Hogness’ demonstration in 1974 that it was possible to clone random segments of DNA and map them back to their physical locations on the genome in fruit flies “was completely orthogonal to what the rest of the field was doing,” said symposium speaker Richard Lifton, chairman and Sterling Professor of genetics and professor of medicine at Yale University School of Medicine, who worked in Hogness’ lab at Stanford as a graduate student. “This really was the advance that led to the entire revolution in genomics as a field.” 

Lifton spoke about the skepticism he faced himself early in his career when he began using genetic methods to seek the root causes of high blood pressure in the kidneys, rather than the cardiovascular system or adrenal glands. Beginning in 1994, his subsequent discoveries of 19 kidney gene mutations that raise or lower blood pressure have changed patient treatment guidelines.

Cross-pollination

Award recipient Davis recalled his early frustrations when human geneticists didn’t talk to yeast geneticists, who were pursuing the sort of mapping that eventually provided the key to unlocking the human genome.

These days, Davis said he facilitates innovation by connecting biologists with electrical engineers.

Symposium speaker David Altshuler, professor of genetics and medicine at HMS and Massachusetts General Hospital and the deputy director and chief academic officer at the Broad Institute of MIT and Harvard, agreed that interdisciplinary communication lies at the heart of scientific advancement.

“You speed progress by lowering barriers to people talking to each other,” he said.

Throughout the conference, speakers touched on the inherent challenges of encouraging creative thinking within the constraints of academic research. Botstein argued that conflicts can arise when peer review systems conserve the status quo instead of seeking out new ideas.

Altshuler pointed to a 1986 article dismissing the importance of identifying disease-linked genes because identification didn’t reveal anything new about biological function. He also shared an anecdote about how one of his own papers that revealed startling data about how “loss of function” mutations could be protective against disease was rejected in peer review because the findings disagreed with previous mouse studies.

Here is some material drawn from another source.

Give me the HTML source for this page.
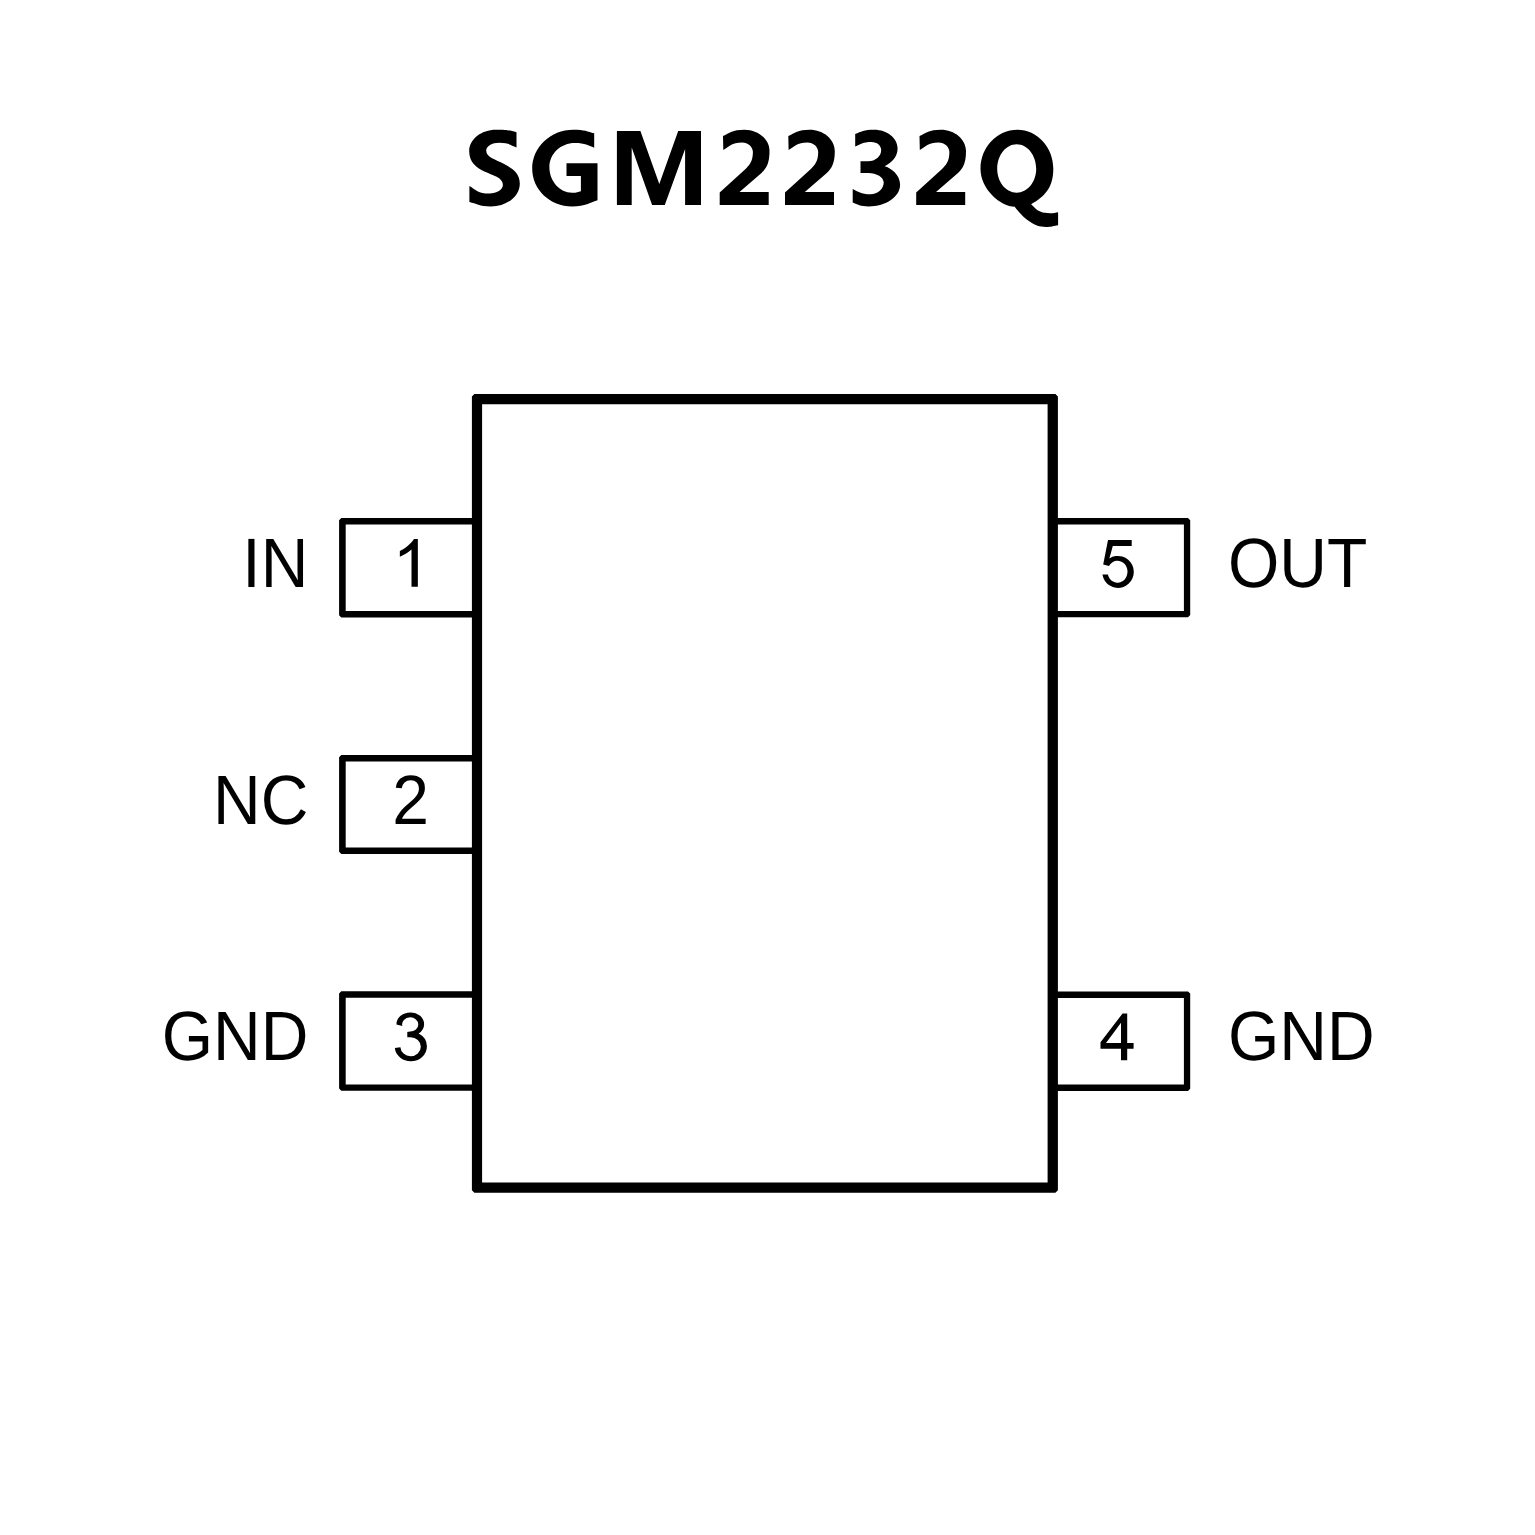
<!DOCTYPE html>
<html>
<head>
<meta charset="utf-8">
<style>
html,body{margin:0;padding:0;background:#fff;width:1535px;height:1535px;overflow:hidden;}
svg{position:absolute;left:0;top:0;display:block;}
</style>
</head>
<body>
<svg width="1535" height="1535" viewBox="0 0 1535 1535">
<rect x="0" y="0" width="1535" height="1535" fill="#fff"/>
<g fill="#000" fill-rule="evenodd">
<path d="M516.50 132.20L516.50 147.40C511.00 145.40 508.79 142.80 499.30 142.80C492.07 142.80 486.20 146.25 486.20 150.50C486.20 157.79 496.11 159.49 503.70 163.70C512.02 168.31 519.80 172.66 519.80 183.70C519.80 196.23 506.90 206.40 491.00 206.40C479.08 206.40 476.52 203.41 469.40 201.90L469.40 185.90C475.43 189.38 478.32 193.60 489.30 193.60C496.81 193.60 502.90 189.66 502.90 184.80C502.90 177.46 492.52 175.28 484.40 171.50C476.27 167.71 469.20 162.32 469.20 151.00C469.20 139.24 481.21 129.70 496.00 129.70C507.32 129.70 509.98 130.45 516.50 132.20Z"/>
<path d="M594.20 133.30L594.20 147.70C588.05 145.46 585.51 143.00 574.80 143.00C560.78 143.00 549.40 153.80 549.40 167.10C549.40 181.29 559.57 192.80 572.10 192.80C576.96 192.80 578.06 191.96 580.90 191.20L580.90 175.90L566.50 175.90L566.50 163.20L597.50 163.20L597.50 200.30C589.33 202.96 586.12 206.40 572.10 206.40C550.08 206.40 532.20 189.51 532.20 168.70C532.20 147.17 550.57 129.70 573.20 129.70C584.79 129.70 587.44 131.49 594.20 133.30Z"/>
<path d="M616.90 131.00L640.40 131.00L659.30 184.10L678.20 131.00L701.00 131.00L701.00 204.90L685.10 204.90L685.10 148.90L664.80 204.90L652.10 204.90L631.70 147.60L631.70 204.90L616.90 204.90L616.90 131.00Z"/>
<path d="M723.00 136.10C729.58 133.03 732.54 129.70 744.30 129.70C758.21 129.70 769.50 139.24 769.50 151.00C769.50 163.14 766.52 168.25 761.50 173.00L739.50 192.00L768.70 192.00L768.70 205.00L719.70 205.00L719.70 192.50L745.00 169.50C749.23 165.47 752.90 161.70 752.90 152.10C752.90 146.75 748.06 142.40 742.10 142.40C731.72 142.40 729.02 146.59 723.30 149.90L723.00 136.10Z"/>
<path d="M788.30 136.10C794.88 133.03 797.84 129.70 809.60 129.70C823.51 129.70 834.80 139.24 834.80 151.00C834.80 163.14 831.82 168.25 826.80 173.00L804.80 192.00L834.00 192.00L834.00 205.00L785.00 205.00L785.00 192.50L810.30 169.50C814.53 165.47 818.20 161.70 818.20 152.10C818.20 146.75 813.36 142.40 807.40 142.40C797.02 142.40 794.32 146.59 788.60 149.90L788.30 136.10Z"/>
<path d="M855.20 133.90C861.21 131.71 863.76 129.70 874.30 129.70C887.16 129.70 897.60 137.99 897.60 148.20C897.60 158.14 890.39 162.86 884.60 166.20C890.91 167.89 900.10 174.53 900.10 184.80C900.10 196.72 886.08 206.40 868.80 206.40C859.91 206.40 857.81 204.36 852.70 202.50L852.70 188.90C858.19 191.46 860.67 194.20 870.50 194.20C877.79 194.20 883.70 188.96 883.70 182.50C883.70 177.20 876.76 172.90 868.20 172.90C863.95 172.90 863.07 172.90 860.50 172.90L860.50 161.20C863.07 161.20 863.95 161.20 868.20 161.20C875.38 161.20 881.20 156.14 881.20 149.90C881.20 145.48 876.90 141.90 871.60 141.90C862.55 141.90 860.24 144.25 855.20 146.60L855.20 133.90Z"/>
<path d="M919.50 136.10C926.08 133.03 929.04 129.70 940.80 129.70C954.71 129.70 966.00 139.24 966.00 151.00C966.00 163.14 963.02 168.25 958.00 173.00L936.00 192.00L965.20 192.00L965.20 205.00L916.20 205.00L916.20 192.50L941.50 169.50C945.73 165.47 949.40 161.70 949.40 152.10C949.40 146.75 944.56 142.40 938.60 142.40C928.22 142.40 925.52 146.59 919.80 149.90L919.50 136.10Z"/>
<path d="M1017.40 129.80C1037.22 129.80 1053.30 147.27 1053.30 168.80C1053.30 188.40 1043.91 196.90 1031.10 204.30C1034.67 207.30 1036.06 209.93 1040.20 211.60C1043.90 213.09 1045.76 213.20 1050.30 213.20C1053.81 213.20 1055.55 212.65 1058.10 212.20L1058.10 225.20C1054.10 225.76 1051.44 227.00 1046.00 227.00C1038.98 227.00 1035.77 225.45 1030.40 222.10C1024.96 218.70 1022.09 215.41 1018.30 211.20C1016.95 209.70 1016.18 208.47 1014.70 206.70C1001.02 206.70 980.50 189.72 980.50 168.80C980.50 147.27 997.03 129.80 1017.40 129.80ZM1016.70 144.20C1005.94 144.20 997.20 155.22 997.20 168.80C997.20 181.99 1005.94 192.70 1016.70 192.70C1027.46 192.70 1036.20 181.99 1036.20 168.80C1036.20 155.22 1027.46 144.20 1016.70 144.20Z"/>
</g>
<path fill="#000" fill-rule="evenodd" d="M474.40 393.95H1055.40L1057.90 396.45V1190.25L1055.40 1192.75H474.40L471.90 1190.25V396.45ZM482.10 404.30H1047.60V1182.50H482.10Z"/>
<path fill="#000" d="M477.00 518.00H341.30L339.10 520.20V615.20L341.30 617.40H477.00V611.00H345.70V524.50H477.00ZM477.00 755.00H341.30L339.10 757.20V851.70L341.30 853.90H477.00V847.60H345.70V761.50H477.00ZM477.00 991.30H341.30L339.10 993.50V1088.60L341.30 1090.80H477.00V1084.40H345.70V997.80H477.00ZM1053.00 518.00H1188.00L1190.20 520.20V615.10L1188.00 617.30H1053.00V611.00H1183.90V524.50H1053.00ZM1053.00 991.40H1188.00L1190.20 993.60V1088.80L1188.00 1091.00H1053.00V1084.60H1183.90V997.90H1053.00Z"/>
<g fill="#000">
<path d="M417.85 539.12L413.97 539.12C412.5 541.5 409.5 544.5 406.4 546.9C404.3 548.5 402 549.8 399.84 551L399.84 556.7C402.5 555.7 406 553.6 408.7 551.7C409.8 550.9 410.7 550.1 411.5 549.4L411.5 586.8L417.85 586.8Z"/><path d="M1127.2 1013.45L1122.6 1013.45L1100.5 1042.2L1100.5 1048.8L1121 1048.8L1121 1060.2L1127.2 1060.2L1127.2 1048.8L1133.6 1048.8L1133.6 1042.9L1127.2 1042.9ZM1121 1042.9L1106 1042.9L1121 1022.8Z"/><path d="M1108 540L1103.2 564.6L1109.0 565.9A10 10.95 0 1 1 1107.84 574.6L1102.43 574.6A15.8 16 0 1 0 1109.37 558.5L1112.8 546L1131.7 546L1131.7 540Z"/><path d="M396.5 1024.6A13.8 11.7 0 0 1 410.3 1012.4A13.8 11.7 0 0 1 424.1 1024.1A13.8 11.7 0 0 1 418.6 1033.5A16.1 14.7 0 0 1 426.9 1046.6A16.1 14.7 0 0 1 410.8 1061.3A16.1 14.7 0 0 1 394.8 1048.1L400.4 1047.2A10.2 9.5 0 0 0 410.6 1056.2A10.2 9.5 0 0 0 420.8 1046.7A10.2 9.5 0 0 0 410.6 1037.2L407.3 1037.2L407.3 1032.1L410.2 1031.5A8.1 7.1 0 0 0 418.3 1024.4A8.1 7.1 0 0 0 410.2 1017.3A8.1 7.1 0 0 0 402.3 1025.9Z"/>
</g>
<g fill="#000" font-family="'Liberation Sans', sans-serif" font-size="66" text-rendering="geometricPrecision">
<text transform="translate(308.30 586.95) scale(1 1.060)" text-anchor="end">IN</text>
<text transform="translate(308.30 823.90) scale(1 1.060)" text-anchor="end">NC</text>
<text transform="translate(308.30 1060.30) scale(1 1.060)" text-anchor="end">GND</text>
<text transform="translate(1228.00 586.95) scale(1 1.060)" text-anchor="start">OUT</text>
<text transform="translate(1228.00 1060.30) scale(1 1.060)" text-anchor="start">GND</text>
<text transform="translate(410.50 823.90) scale(1 1.060)" text-anchor="middle">2</text>
</g>
</svg>
</body>
</html>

Nurturing creativity          

“We have lots of young people with really innovative, out-of-the-box ideas,” Botstein said. “We should be looking for those ideas and not trying to keep them out of the canon.”

That can be difficult when standard science education models emphasize memorization rather than problem-solving, he continued. Ubiquitous information and technology should be used to strengthen, rather than replace, students’ ability “to figure things out for themselves,” he said.

Although we live in a time of unprecedented technology, “Sometimes the best technology we have is the mental technology of thinking about an old problem in a new way,” said speaker Steven McCarroll, assistant professor of genetics at HMS and director of genetics for the Broad Institute's Stanley Center for Psychiatric Research.